Case in point: 2012’s Hyde Park On Hudson.  In this slow-moving and almost painfully old-fashioned film, Bill Murray plays President Franklin D. Roosevelt.  When the film opens in 1939, Roosevelt is being visited by his sixth cousin, Margaret (Laura Linney).  It’s been several years since Roosevelt and Margaret last saw each other.  Franklin’s mother (Elizabeth Wilson) thinks that Margaret’s company could cheer up her melancholy son.  So, FDR and Margaret go out for a drive and, sitting atop a nice green hill, Margaret gives him a hand job.

And it is the most stately and respectable hand job to ever be quaintly portrayed in an American film.

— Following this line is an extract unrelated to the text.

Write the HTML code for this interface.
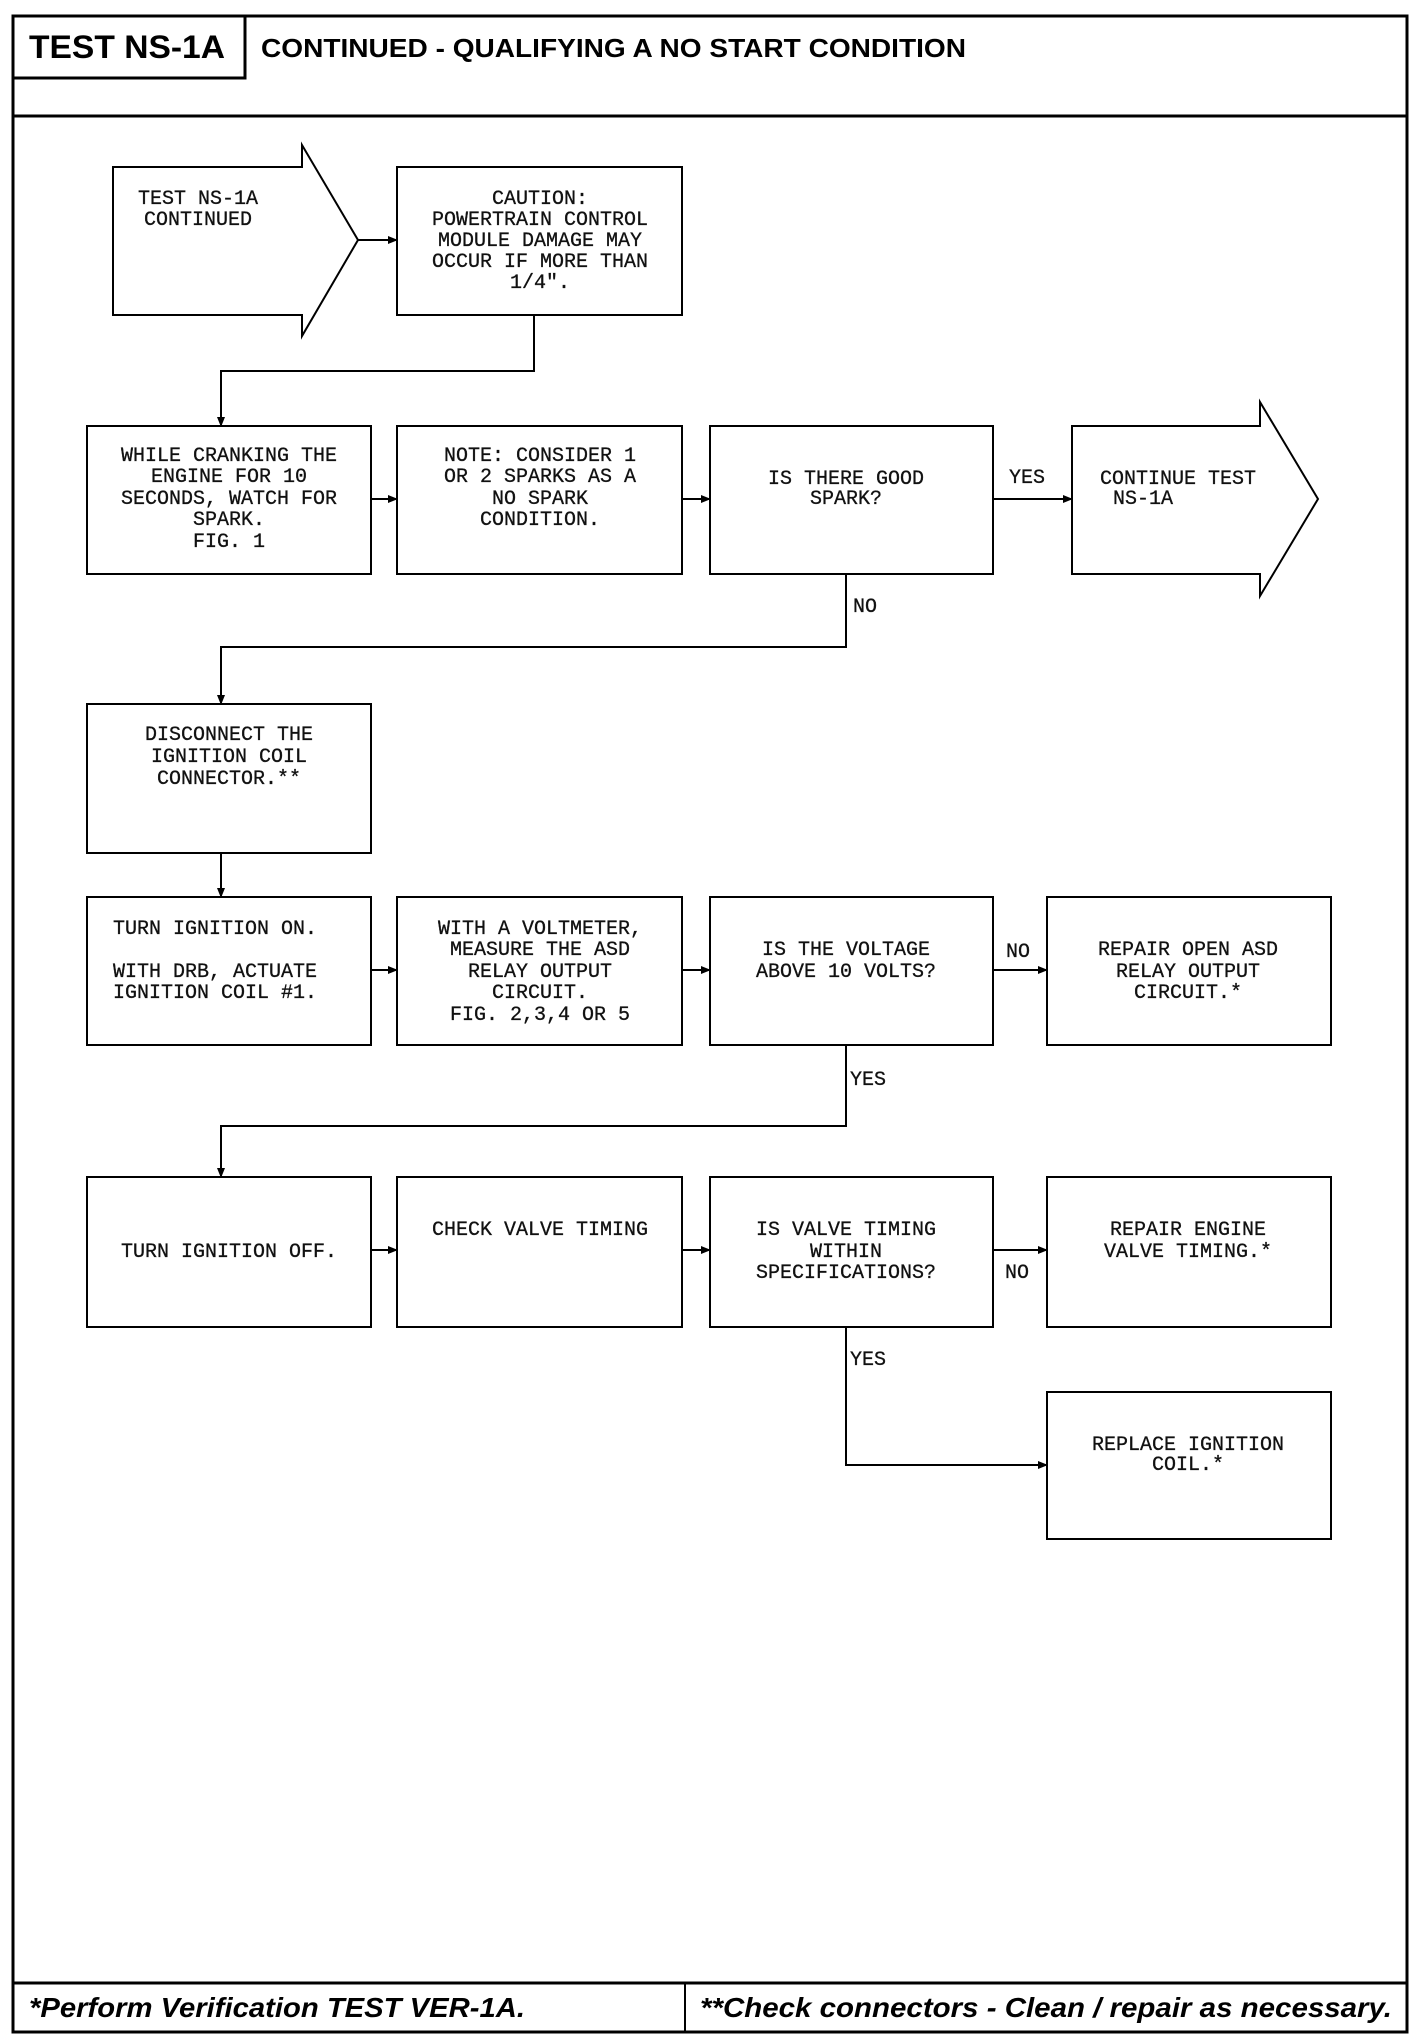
<!DOCTYPE html>
<html><head><meta charset="utf-8"><style>
html,body{margin:0;padding:0;background:#fff;}
svg{display:block;}
.t{font-family:"Liberation Mono",monospace;font-size:20px;fill:#111;stroke:#111;stroke-width:0.3;}
.b{font-family:"Liberation Sans",sans-serif;font-weight:bold;fill:#000;}
</style></head><body>
<svg width="1424" height="2040" viewBox="0 0 1424 2040" xmlns="http://www.w3.org/2000/svg">
<defs><marker id="a" markerWidth="10" markerHeight="8" refX="9" refY="4" orient="auto" markerUnits="userSpaceOnUse"><path d="M0,0 L10,4 L0,8 z" fill="#000"/></marker></defs>
<g fill="none" stroke="#000">
<rect x="13" y="16" width="1394" height="2016" stroke-width="3"/>
<path d="M13,78 H245 V16" stroke-width="3"/>
<line x1="13" y1="116" x2="1407" y2="116" stroke-width="3"/>
<line x1="13" y1="1983" x2="1407" y2="1983" stroke-width="3"/>
<line x1="685" y1="1983" x2="685" y2="2032" stroke-width="2"/>
<g stroke-width="2">
<path d="M113,167 H302 V145 L358,240 L302,336 V315 H113 Z"/>
<rect x="397" y="167" width="285" height="148"/>
<rect x="87" y="426" width="284" height="148"/>
<rect x="397" y="426" width="285" height="148"/>
<rect x="710" y="426" width="283" height="148"/>
<path d="M1072,426 H1260 V402 L1318,499 L1260,596 V574 H1072 Z"/>
<rect x="87" y="704" width="284" height="149"/>
<rect x="87" y="897" width="284" height="148"/>
<rect x="397" y="897" width="285" height="148"/>
<rect x="710" y="897" width="283" height="148"/>
<rect x="1047" y="897" width="284" height="148"/>
<rect x="87" y="1177" width="284" height="150"/>
<rect x="397" y="1177" width="285" height="150"/>
<rect x="710" y="1177" width="283" height="150"/>
<rect x="1047" y="1177" width="284" height="150"/>
<rect x="1047" y="1392" width="284" height="147"/>
<line x1="358" y1="240" x2="397" y2="240" marker-end="url(#a)"/>
<path d="M534,315 V371 H221 V426" marker-end="url(#a)"/>
<line x1="371" y1="499" x2="397" y2="499" marker-end="url(#a)"/>
<line x1="682" y1="499" x2="710" y2="499" marker-end="url(#a)"/>
<line x1="993" y1="499" x2="1072" y2="499" marker-end="url(#a)"/>
<path d="M846,574 V647 H221 V704" marker-end="url(#a)"/>
<line x1="221" y1="853" x2="221" y2="897" marker-end="url(#a)"/>
<line x1="371" y1="970" x2="397" y2="970" marker-end="url(#a)"/>
<line x1="682" y1="970" x2="710" y2="970" marker-end="url(#a)"/>
<line x1="993" y1="970" x2="1047" y2="970" marker-end="url(#a)"/>
<path d="M846,1045 V1126 H221 V1177" marker-end="url(#a)"/>
<line x1="371" y1="1250" x2="397" y2="1250" marker-end="url(#a)"/>
<line x1="682" y1="1250" x2="710" y2="1250" marker-end="url(#a)"/>
<line x1="993" y1="1250" x2="1047" y2="1250" marker-end="url(#a)"/>
<path d="M846,1327 V1465 H1047" marker-end="url(#a)"/>
</g></g>
<text class="b" x="29" y="58" font-size="32" textLength="196" lengthAdjust="spacingAndGlyphs">TEST NS-1A</text>
<text class="b" x="261" y="57" font-size="26" textLength="705" lengthAdjust="spacingAndGlyphs">CONTINUED - QUALIFYING A NO START CONDITION</text>
<g class="t" text-anchor="middle">
<text x="198" y="204">TEST NS-1A</text><text x="198" y="225">CONTINUED</text>
<text x="540" y="204">CAUTION:</text><text x="540" y="225">POWERTRAIN CONTROL</text><text x="540" y="246">MODULE DAMAGE MAY</text><text x="540" y="267">OCCUR IF MORE THAN</text><text x="540" y="288">1/4".</text>
<text x="229" y="461">WHILE CRANKING THE</text><text x="229" y="482">ENGINE FOR 10</text><text x="229" y="504">SECONDS, WATCH FOR</text><text x="229" y="525">SPARK.</text><text x="229" y="547">FIG. 1</text>
<text x="540" y="461">NOTE: CONSIDER 1</text><text x="540" y="482">OR 2 SPARKS AS A</text><text x="540" y="504">NO SPARK</text><text x="540" y="525">CONDITION.</text>
<text x="846" y="484">IS THERE GOOD</text><text x="846" y="504">SPARK?</text>
<text x="229" y="740">DISCONNECT THE</text><text x="229" y="762">IGNITION COIL</text><text x="229" y="784">CONNECTOR.**</text>
<text x="540" y="934">WITH A VOLTMETER,</text><text x="540" y="955">MEASURE THE ASD</text><text x="540" y="977">RELAY OUTPUT</text><text x="540" y="998">CIRCUIT.</text><text x="540" y="1020">FIG. 2,3,4 OR 5</text>
<text x="846" y="955">IS THE VOLTAGE</text><text x="846" y="977">ABOVE 10 VOLTS?</text>
<text x="1188" y="955">REPAIR OPEN ASD</text><text x="1188" y="977">RELAY OUTPUT</text><text x="1188" y="998">CIRCUIT.*</text>
<text x="229" y="1257">TURN IGNITION OFF.</text>
<text x="540" y="1235">CHECK VALVE TIMING</text>
<text x="846" y="1235">IS VALVE TIMING</text><text x="846" y="1257">WITHIN</text><text x="846" y="1278">SPECIFICATIONS?</text>
<text x="1188" y="1235">REPAIR ENGINE</text><text x="1188" y="1257">VALVE TIMING.*</text>
<text x="1188" y="1450">REPLACE IGNITION</text><text x="1188" y="1470">COIL.*</text>
</g>
<g class="t">
<text x="113" y="934">TURN IGNITION ON.</text>
<text x="113" y="977">WITH DRB, ACTUATE</text><text x="113" y="998">IGNITION COIL #1.</text>
<text x="1100" y="484">CONTINUE TEST</text><text x="1113" y="504">NS-1A</text>
<text x="1009" y="483">YES</text>
<text x="853" y="612">NO</text>
<text x="1006" y="957">NO</text>
<text x="850" y="1085">YES</text>
<text x="1005" y="1278">NO</text>
<text x="850" y="1365">YES</text>
</g>
<text class="b" x="29" y="2017" font-size="28" font-style="italic" textLength="496" lengthAdjust="spacingAndGlyphs">*Perform Verification TEST VER-1A.</text>
<text class="b" x="700" y="2017" font-size="28" font-style="italic" textLength="692" lengthAdjust="spacingAndGlyphs">**Check connectors - Clean / repair as necessary.</text>
</svg>
</body></html>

Anyway, the rest of the film deals with FDR’s affair with Margaret.  Eventually, Margaret discovers that FDR has many mistresses but, before she does that, she helps FDR to charm England’s King George VI (Samuel West).  In the days leading up to World War II, George and his wife (Olivia Colman) visit Roosevelt out at his Hyde Park estate.  As we all know from watching The King’s Speech, George is insecure about his stutter.  But, fortunately, FDR points out that, despite the fact that he’s in a wheelchair, people still view him as being a strong leader and therefore, people will view George in the same way, regardless of his stutter.

And, speaking as a former stutterer, I have to say that it’s amazing to witness how poorly Hyde Park On Hudson deals with subject matter that was so brilliantly handled in The King’s Speech.

When I first heard about Hyde Park On Hudson, I had high hopes for it.  After all, I love history.  I love royalty.  I love gossip and I love scandal.  And, really. FDR was one of our more gossip-worthy Presidents, a spoiled rich kid who could not reach his full potential until after he was struck down by polio and who regularly cheated on his wife while battling both the Great Depression and the Nazis.  FDR was a dynamic and controversial figure and none of that comes through in Hyde Park on Hudson.

(Seriously, Bill Murray is totally wasted in this film.  If you’re going to cast an iconic actor in an iconic role, at least give him some good dialogue.)

In the end, Hyde Park on Hudson fails because it’s just too respectful.  It’s a slow, visually unimaginative film that manages to make an exciting time feel dull.  FDR deserves better and so does Bill Murray.